I completed the build of the Octagon (pre-rotary switch, so it is the version with the ATTINY microcontroller).    After playing around with two chips, I am ready to order a 3rd chip with my 8 favorites.  But now I see a new pedal "The Specialist".  Are the 8 algorithms on it compatible with the Octagon I already built?  Also, when I go to the EEPROM Builder, I don't see all of those reverbs available on the list.  Will that list be updated to include all of the Specialist algorithms?  

Mojo321


----------



## phi1 (Aug 28, 2019)

Yes the specialist patches will work in to your octagon build.  

Idk if he'll update the eeprom builder list, but I'm sure if you email him he'll include the patches you want even if they aren't on that list (he's done that for me).


----------



## Mojo321 (Aug 28, 2019)

Cool!
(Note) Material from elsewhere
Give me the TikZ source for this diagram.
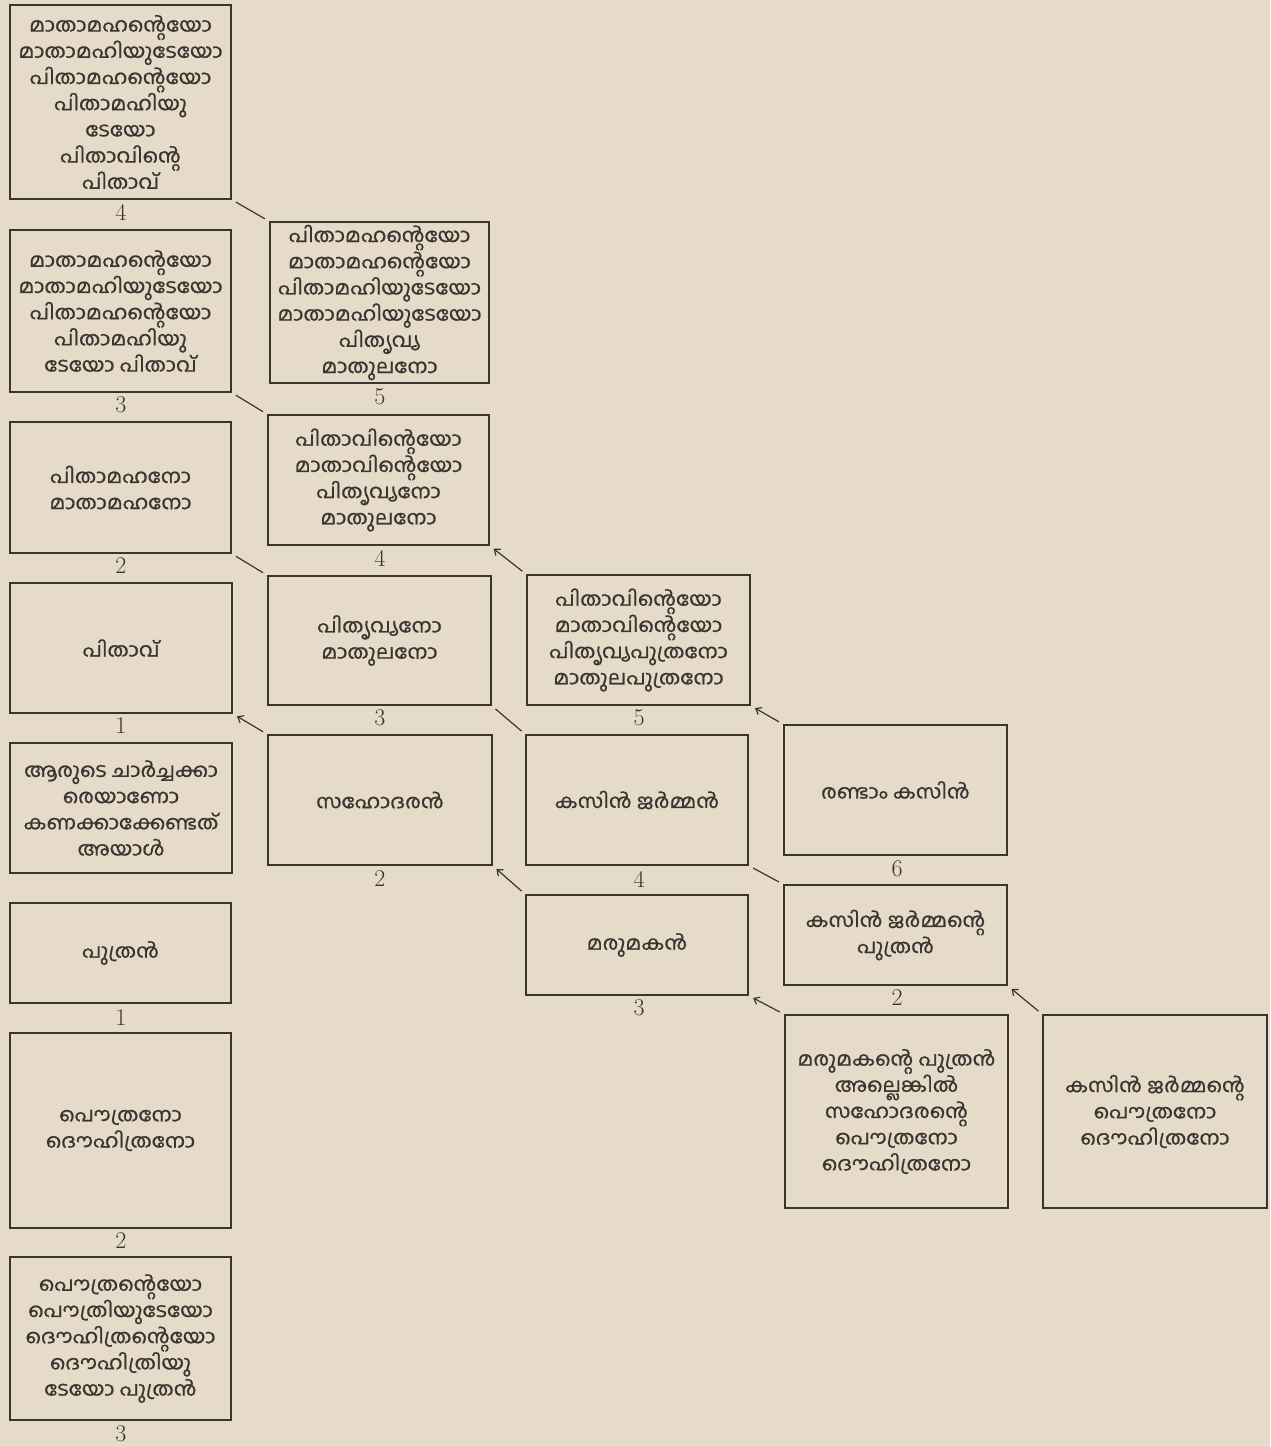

Thanks!  That Octagon is a great build, and so cheap to swap out the chip.  The 2019 version with a rotary switch makes me jealous tho - LOL


----------



## phi1 (Aug 28, 2019)

I'm in the same boat with the old board haha. 





						FV-1 Arachnid
					

Hi all, this is my first PedalPCB build.  I've built several pedals on vero and from other PCBs before this.  I boxed this up a while ago, but just applied the decal this week.  It's the old version of the arachnid board, with a pot for the 8 modes instead of the rotary switch.  So having the...



					forum.pedalpcb.com


----------



## Mojo321 (Aug 28, 2019)

I may have to build the new one and sell the old one to a friend who is asking for a reverb.  I'll just put the Specialist in it for him.


----------



## Robert (Aug 28, 2019)

Yep, the Spacialist EEPROM will work in all versions of the Octagon / Arachnid / Module 8 PCBs.

The individual algorithms will eventually be added to the EEPROM Builder.


----------